Quando temos uma nova tecnologia, ou uma tecnologia que já existe mas que tem ganhado popularidade, precisamos avaliar, ou reavaliar, junto com o time de desenvolvimento de produto o impacto dessa tecnologia em nosso produto sob 3 diferentes perspectivas:
desenvolvimento: como essa tecnologia impacta o desenvolvimento do produto? Novas linguagens de programação? Novos bancos de dados? Novos frameworks de desenvolvimento? Novas formas de desenvolver, deploiar e operar produtos? Por exemplo, a IA, como ela pode impactar o desenvolvimento de produto?
interface: qual é o impacto dessa nova tecnologia na forma como o produto faz interface com os usuários?
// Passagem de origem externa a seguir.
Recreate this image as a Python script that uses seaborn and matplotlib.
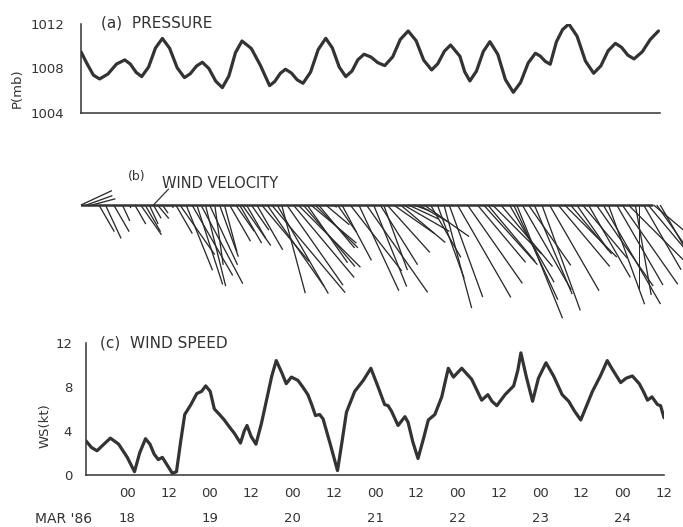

Interface mobile? Smartwatches? Smartglasses? Interfaces conversacionais? E o novo Apple Vision Pro?
imprevisível: além do impacto no desenvolvimento do produto e na interface do produto, essa nova tecnologia pode ter impactos imprevisíveis em nosso produto. Podemos conseguir fazer coisas com essa tecnologia que só são possíveis agora, por causa dessa nova tecnologia e nem imaginávamos que era possível.
A partir dessa avaliação, ou reavaliação, devemos junto com o time desenhar e executar um plano para poder tirar o melhor proveito possível desses impactos.
Qual é a próxima tecnologia?
Realidade virtual, realidade aumentada, e metaverso são conceitos já bem conhecidos. Já na década de 1950 a força aérea americana usava simuladores de vôo para treinar seus pilotos, tecnologias de realidade virtual. A realidade aumentada começou na década de 1960 e, na década de 2010 vimos o Google lançando o Google Glass mas com sucesso limitado. No campo do metaverso, Second Life, Minecraft e mais recentemente Roblox são mundos virtuais conhecidos. E o Facebook fez um movimento de mudar de nome para Meta, apostando no metaverso, mas também com pouco sucesso até o momento.
Em junho de 2023 a Apple apresentou o Apple Vision Pro. Ele estará disponível para pre-order em 19/Jan, e disponível a partir de 02/Fev.
Será que, assim como o iPhone, a Apple irá mais uma vez criar um ponto de inflexão para as tecnologias de realidade virtual, realidade aumentada e metaverso com o que eles estão chamando de “computação espacial”? Como pessoas de produto, devemos não só acompanhar de perto, como também entender qual o potencial impacto da popularização dessas tecnologia para os produtos que cuidamos.
Resumindo
Inteligência Artificial não é algo novo. Se você trabalha com desenvolvimento e gestão de produto e só começou a se interessar por IA no ano passado, você está atrasado, muito atrasado!
2023 foi o ano em a IA se popularizou graças ao ChatGPT, produto da OpenAI. Esse padrão de tecnologias existentes há vários anos ganharem atenção devido a algum novo produto é um padrão que já aconteceu outras vezes:
internet: criada na década 1960 e popularizada pelo WWW e pelos navegores Mosaic e Netscape na década de 1990.
vídeo: primeira transmissão em 1993 foi popularizado com o Youtube em 2005.
smartphones e apps: com tecnologias da década de 1980, ganharam popularidade na segunda metada da década de 2000 com o iPhone e o Android.
inteligência artificial: primeiras experimentos são da década de 1950, e ganhou popularidade em 2023 com o ChatGPT.
a pessoa gestora de produto e o time de desenvolvimento de produto devem avaliar, ou reavaliar, o impacto dessa tecnologia em seu produto considerando três perspectivas: impacto na forma de desenvolver o produto, impacto em como produto faz inteface com usuário e impacto imprevisível, uma vez que uma nova tecnologia pode permitir coisas simplesmente impesáveis antes de ela existir.
talvez estejamos próximos de assistir mais um produto que pode colocar no foco de nossas atenções tecnologias que existem há décadas, realidade virtual, realidade aumentada e metaverso. É o lançamento do Apple Vision Pro, que foi anunciado em junho de 2023 e irá acontecer agora no começo de 2024. Como pessoas de produto, devemos entender qual o potencial impacto da popularização dessas tecnologia para os produtos que cuidamos.